EXERCISE DIRECTIONS: Take the listing from its first line through the line that contains "import * as" and please retype those lines exactly, leaving out the pictures.

========

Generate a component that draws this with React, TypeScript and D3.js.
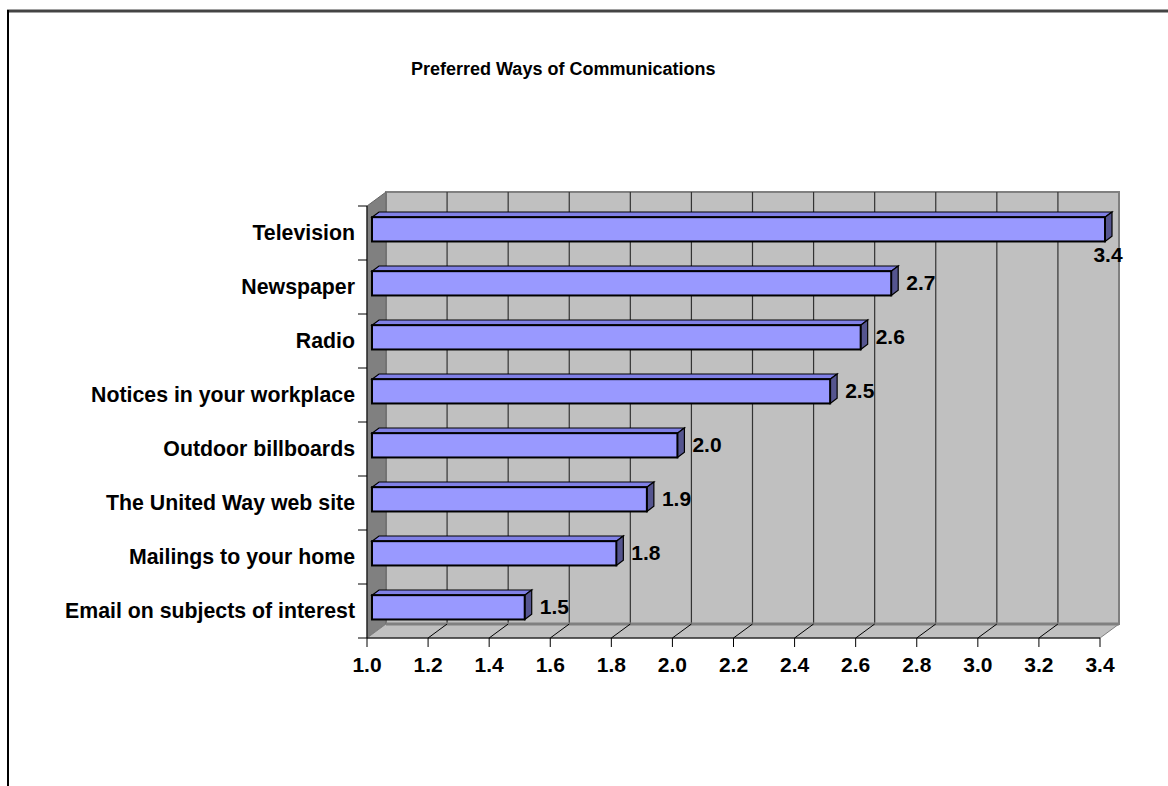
import * as d3 from "d3";

const categories = [
  "Television",
  "Newspaper",
  "Radio",
  "Notices in your workplace",
  "Outdoor billboards",
  "The United Way web site",
  "Mailings to your home",
  "Email on subjects of interest",
];
const values = [3.4, 2.7, 2.6, 2.5, 2.0, 1.9, 1.8, 1.5];
const xTicks = [1.0, 1.2, 1.4, 1.6, 1.8, 2.0, 2.2, 2.4, 2.6, 2.8, 3.0, 3.2, 3.4];
const title = "Preferred Ways of Communications";

const W = 1168;
const H = 786;
const left = 367;
const right = 1100;
const top = 206;
const bottom = 638;
const DX = 19;
const DY = -14;
const font = "Arial, 'Liberation Sans', Helvetica, sans-serif";

export default function App() {
  const x = d3.scaleLinear().domain([1.0, 3.4]).range([left, right]);
  const y = d3.scaleBand<string>().domain(categories).range([top, bottom]);
  const bw = y.bandwidth();
  const barH = bw * 0.45;
  // depth positions of the bar inside the box
  const f0 = 5 / DX;
  const f1 = 12 / DX;

  const pts = (a: [number, number][]) => a.map((p) => p.join(",")).join(" ");

  return (
    <svg width={W} height={H} style={{ position: "absolute", left: 0, top: 0, background: "#fff" }}>
      {/* frame */}
      <line x1={7} x2={W} y1={11} y2={11} stroke="#444" strokeWidth={3} />
      <line x1={8} x2={8} y1={10} y2={H} stroke="#000" strokeWidth={2} />

      <text x={411} y={75} fontFamily={font} fontWeight="bold" fontSize={18} fill="#000">
        {title}
      </text>

      {/* back wall */}
      <rect x={left + DX} y={top + DY} width={right - left} height={bottom - top} fill="#c0c0c0" stroke="#808080" strokeWidth={2} />
      {xTicks.slice(1, -1).map((t) => (
        <line key={"g" + t} x1={x(t) + DX} x2={x(t) + DX} y1={top + DY} y2={bottom + DY} stroke="#333" strokeWidth={1.2} />
      ))}
      {/* left wall */}
      <polygon
        points={pts([[left, top], [left + DX, top + DY], [left + DX, bottom + DY], [left, bottom]])}
        fill="#808080"
        stroke="#666"
        strokeWidth={1}
      />
      {/* floor */}
      <polygon
        points={pts([[left, bottom], [left + DX, bottom + DY], [right + DX, bottom + DY], [right, bottom]])}
        fill="#c0c0c0"
        stroke="#808080"
        strokeWidth={1}
      />
      <line x1={left + DX} x2={right + DX} y1={bottom + DY} y2={bottom + DY} stroke="#808080" strokeWidth={3} />
      {xTicks.slice(1, -1).map((t) => (
        <line key={"f" + t} x1={x(t)} x2={x(t) + DX} y1={bottom} y2={bottom + DY} stroke="#000" strokeWidth={1} />
      ))}
      <line x1={left} x2={right} y1={bottom} y2={bottom} stroke="#000" strokeWidth={1} />
      <line x1={left} x2={left} y1={top} y2={bottom} stroke="#000" strokeWidth={1} />

      {/* axis ticks */}
      {xTicks.map((t) => (
        <g key={"xt" + t}>
          <line x1={x(t)} x2={x(t)} y1={bottom} y2={bottom + 9} stroke="#000" />
          <text x={x(t)} y={672} textAnchor="middle" fontFamily={font} fontWeight="bold" fontSize={21}>
            {t.toFixed(1)}
          </text>
        </g>
      ))}
      {categories.map((c, i) => (
        <line key={"yt" + i} x1={left - 9} x2={left} y1={y(c)!} y2={y(c)!} stroke="#000" />
      ))}
      <line x1={left - 9} x2={left} y1={bottom} y2={bottom} stroke="#000" />
      {categories.map((c) => (
        <text key={"cl" + c} x={355} y={y(c)! + bw / 2 + 7} textAnchor="end" fontFamily={font} fontWeight="bold" fontSize={21.3}>
          {c}
        </text>
      ))}

      {/* bars */}
      {categories.map((c, i) => {
        const v = values[i];
        const cy = y(c)! + bw / 2;
        const ox = DX * f0;
        const oy = DY * f0;
        const bx = DX * f1;
        const by = DY * f1;
        const x0 = x(1.0) + ox;
        const x1 = x(v) + ox;
        const y0 = cy - barH / 2 + oy;
        const y1 = cy + barH / 2 + oy;
        const dx = bx - ox;
        const dy = by - oy;
        const labelBelow = x1 + dx + 50 > right + DX;
        return (
          <g key={"b" + c}>
            <polygon points={pts([[x0, y0], [x0 + dx, y0 + dy], [x1 + dx, y0 + dy], [x1, y0]])} fill="#8080e6" stroke="#000" strokeWidth={1.2} />
            <polygon points={pts([[x1, y0], [x1 + dx, y0 + dy], [x1 + dx, y1 + dy], [x1, y1]])} fill="#55558f" stroke="#000" strokeWidth={1.2} />
            <rect x={x0} y={y0} width={x1 - x0} height={y1 - y0} fill="#9999ff" stroke="#000" strokeWidth={2} />
            {labelBelow ? (
              <text x={x1 + 3} y={y1 + 21} textAnchor="middle" fontFamily={font} fontWeight="bold" fontSize={21}>
                {v.toFixed(1)}
              </text>
            ) : (
              <text x={x1 + dx + 8} y={cy + oy + 7} fontFamily={font} fontWeight="bold" fontSize={21}>
                {v.toFixed(1)}
              </text>
            )}
          </g>
        );
      })}
    </svg>
  );
}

========

REPLY TO THE TASK:
Generate a component that draws this with React, TypeScript and D3.js.
import * as d3 from "d3";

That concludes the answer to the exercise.